What is needed: Copy exactly the lines that run from the top of the listing to the line containing "const line = vals", both ends included, and omit the pictures.

Recorded data:

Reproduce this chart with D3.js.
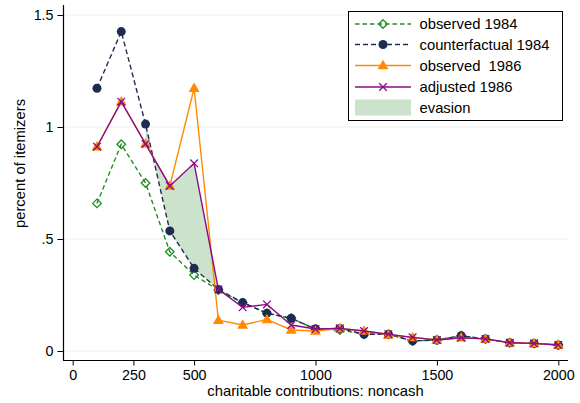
<!DOCTYPE html>
<html><head><meta charset="utf-8">
<script src="https://cdn.jsdelivr.net/npm/d3@7"></script>
<style>
html,body{margin:0;padding:0;background:#fff;}
svg{display:block;font-family:"Liberation Sans",Arial,Helvetica,sans-serif;}
</style></head>
<body>
<svg id="chart" width="580" height="403"></svg>
<script>
const contrib = [100,200,300,400,500,600,700,800,900,1000,1100,1200,1300,1400,1500,1600,1700,1800,1900,2000];
const observed1984 = [0.659,0.923,0.750,0.443,0.339,0.272,0.215,0.168,0.146,0.098,0.094,0.075,0.075,0.045,0.049,0.068,0.054,0.037,0.034,0.027];
const counterfactual1984 = [1.173,1.426,1.013,0.536,0.369,0.275,0.216,0.169,0.146,0.098,0.101,0.075,0.075,0.045,0.049,0.068,0.054,0.037,0.034,0.027];
const observed1986 = [0.912,1.113,0.926,0.737,1.173,0.138,0.116,0.141,0.094,0.089,0.101,0.089,0.072,0.061,0.049,0.059,0.054,0.037,0.034,0.027];
const adjusted1986 = [0.912,1.113,0.924,0.737,0.838,0.275,0.195,0.208,0.116,0.098,0.101,0.089,0.075,0.061,0.049,0.059,0.054,0.037,0.034,0.027];
const evasionRange = [300,600];
const xTicks = [0,250,500,1000,1500,2000];
const yTicks = [0,0.5,1,1.5];
const yTickLabels = ["0",".5","1","1.5"];
const seriesNames = ["observed 1984","counterfactual 1984","observed  1986","adjusted 1986","evasion"];

const svg = d3.select("#chart");
const x = d3.scaleLinear().domain([0,2000]).range([72.7,558.3]);
const y = d3.scaleLinear().domain([0,1.5]).range([351,15]);
const plotL = 63, plotR = 568, plotT = 5, plotB = 360;

const C = {green:"#1f8f1f", navy:"#1e2d4f", orange:"#ff8a00", purple:"#8a0a8a", fill:"#cbe2cb"};

// gridlines
svg.append("g").selectAll("line").data(yTicks).join("line")
  .attr("x1",plotL).attr("x2",plotR)
  .attr("y1",d=>y(d)).attr("y2",d=>y(d))
  .attr("stroke","#e9f0f1").attr("stroke-width",1.2);

// evasion area
const evIdx = contrib.map((c,i)=>i).filter(i=>contrib[i]>=evasionRange[0]&&contrib[i]<=evasionRange[1]);
svg.append("path").datum(evIdx)
  .attr("d", d3.area().x(i=>x(contrib[i])).y0(i=>y(counterfactual1984[i])).y1(i=>y(adjusted1986[i])))
  .attr("fill",C.fill).attr("stroke","none");

const line = vals => d3.line().x((d,i)=>x(contrib[i])).y(d=>y(d))(vals);

function diamond(g, cx, cy, color){
  const r=4.3;
  g.append("path").attr("d",`M${cx},${cy-r}L${cx+r},${cy}L${cx},${cy+r}L${cx-r},${cy}Z`)
   .attr("fill","none").attr("stroke",color).attr("stroke-width",1.3);
}
function circle(g,cx,cy,color){
  g.append("circle").attr("cx",cx).attr("cy",cy).attr("r",4.5).attr("fill",color);
}
function triangle(g,cx,cy,color){
  const h=9.5, w=11;
  g.append("path").attr("d",`M${cx},${cy-h*0.6}L${cx+w/2},${cy+h*0.4}L${cx-w/2},${cy+h*0.4}Z`).attr("fill",color);
}
function cross(g,cx,cy,color){
  const r=3.8;
  g.append("path").attr("d",`M${cx-r},${cy-r}L${cx+r},${cy+r}M${cx-r},${cy+r}L${cx+r},${cy-r}`)
   .attr("stroke",color).attr("stroke-width",1.3).attr("fill","none");
}

const series = [
  {vals:observed1984, color:C.green, dash:"4.5,3", marker:diamond},
  {vals:counterfactual1984, color:C.navy, dash:"5,3", marker:circle},
  {vals:observed1986, color:C.orange, dash:null, marker:triangle},
  {vals:adjusted1986, color:C.purple, dash:null, marker:cross}
];
series.forEach(s=>{
  const g = svg.append("g");
  g.append("path").attr("d",line(s.vals)).attr("fill","none")
    .attr("stroke",s.color).attr("stroke-width",1.4)
    .attr("stroke-dasharray",s.dash);
  s.vals.forEach((v,i)=>s.marker(g,x(contrib[i]),y(v),s.color));
});

// axes
const ax = svg.append("g").attr("transform",`translate(0,${plotB})`)
  .call(d3.axisBottom(x).tickValues(xTicks).tickSize(5.5).tickPadding(5).tickFormat(d3.format("d")));
ax.select(".domain").attr("d",`M${plotL},0.5H${plotR}`).attr("stroke","#000").attr("stroke-width",1.2);
ax.selectAll("text").attr("font-size",14.3).attr("fill","#000").attr("font-family","Liberation Sans, Arial, sans-serif").attr("dy","0.63em");

const ay = svg.append("g").attr("transform",`translate(${plotL},0)`)
  .call(d3.axisLeft(y).tickValues(yTicks).tickSize(5.5).tickPadding(4).tickFormat((d,i)=>yTickLabels[i]));
ay.select(".domain").attr("d",`M0.5,${plotT}V${plotB}`).attr("stroke","#000").attr("stroke-width",1.2);
ay.selectAll("text").attr("font-size",14.3).attr("fill","#000").attr("font-family","Liberation Sans, Arial, sans-serif");

svg.append("text").attr("x",315.5).attr("y",396).attr("text-anchor","middle")
  .attr("font-size",14.8).text("charitable contributions: noncash");
svg.append("text").attr("transform","translate(24.5,163.5) rotate(-90)").attr("text-anchor","middle")
  .attr("font-size",14.8).text("percent of itemizers");

// legend
const lg = svg.append("g");
lg.append("rect").attr("x",348.5).attr("y",11.5).attr("width",214).attr("height",109)
  .attr("fill","#fff").attr("stroke","#000").attr("stroke-width",1);
const rowY = [24,44.5,65.5,87,108.3];
series.forEach((s,i)=>{
  lg.append("line").attr("x1",355).attr("x2",411).attr("y1",rowY[i]).attr("y2",rowY[i])
    .attr("stroke",s.color).attr("stroke-width",1.4).attr("stroke-dasharray",s.dash);
  s.marker(lg,383,rowY[i],s.color);
});
lg.append("rect").attr("x",355).attr("y",99.5).attr("width",56).attr("height",16).attr("fill",C.fill);
seriesNames.forEach((n,i)=>{
  lg.append("text").attr("x",419.5).attr("y",rowY[i]).attr("dy","0.35em")
    .attr("font-size",14.8).style("white-space","pre").text(n);
});
</script>
</body></html>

Exercise answer:
Reproduce this chart with D3.js.
<!DOCTYPE html>
<html><head><meta charset="utf-8">
<script src="https://cdn.jsdelivr.net/npm/d3@7"></script>
<style>
html,body{margin:0;padding:0;background:#fff;}
svg{display:block;font-family:"Liberation Sans",Arial,Helvetica,sans-serif;}
</style></head>
<body>
<svg id="chart" width="580" height="403"></svg>
<script>
const contrib = [100,200,300,400,500,600,700,800,900,1000,1100,1200,1300,1400,1500,1600,1700,1800,1900,2000];
const observed1984 = [0.659,0.923,0.750,0.443,0.339,0.272,0.215,0.168,0.146,0.098,0.094,0.075,0.075,0.045,0.049,0.068,0.054,0.037,0.034,0.027];
const counterfactual1984 = [1.173,1.426,1.013,0.536,0.369,0.275,0.216,0.169,0.146,0.098,0.101,0.075,0.075,0.045,0.049,0.068,0.054,0.037,0.034,0.027];
const observed1986 = [0.912,1.113,0.926,0.737,1.173,0.138,0.116,0.141,0.094,0.089,0.101,0.089,0.072,0.061,0.049,0.059,0.054,0.037,0.034,0.027];
const adjusted1986 = [0.912,1.113,0.924,0.737,0.838,0.275,0.195,0.208,0.116,0.098,0.101,0.089,0.075,0.061,0.049,0.059,0.054,0.037,0.034,0.027];
const evasionRange = [300,600];
const xTicks = [0,250,500,1000,1500,2000];
const yTicks = [0,0.5,1,1.5];
const yTickLabels = ["0",".5","1","1.5"];
const seriesNames = ["observed 1984","counterfactual 1984","observed  1986","adjusted 1986","evasion"];

const svg = d3.select("#chart");
const x = d3.scaleLinear().domain([0,2000]).range([72.7,558.3]);
const y = d3.scaleLinear().domain([0,1.5]).range([351,15]);
const plotL = 63, plotR = 568, plotT = 5, plotB = 360;

const C = {green:"#1f8f1f", navy:"#1e2d4f", orange:"#ff8a00", purple:"#8a0a8a", fill:"#cbe2cb"};

// gridlines
svg.append("g").selectAll("line").data(yTicks).join("line")
  .attr("x1",plotL).attr("x2",plotR)
  .attr("y1",d=>y(d)).attr("y2",d=>y(d))
  .attr("stroke","#e9f0f1").attr("stroke-width",1.2);

// evasion area
const evIdx = contrib.map((c,i)=>i).filter(i=>contrib[i]>=evasionRange[0]&&contrib[i]<=evasionRange[1]);
svg.append("path").datum(evIdx)
  .attr("d", d3.area().x(i=>x(contrib[i])).y0(i=>y(counterfactual1984[i])).y1(i=>y(adjusted1986[i])))
  .attr("fill",C.fill).attr("stroke","none");

const line = vals => d3.line().x((d,i)=>x(contrib[i])).y(d=>y(d))(vals);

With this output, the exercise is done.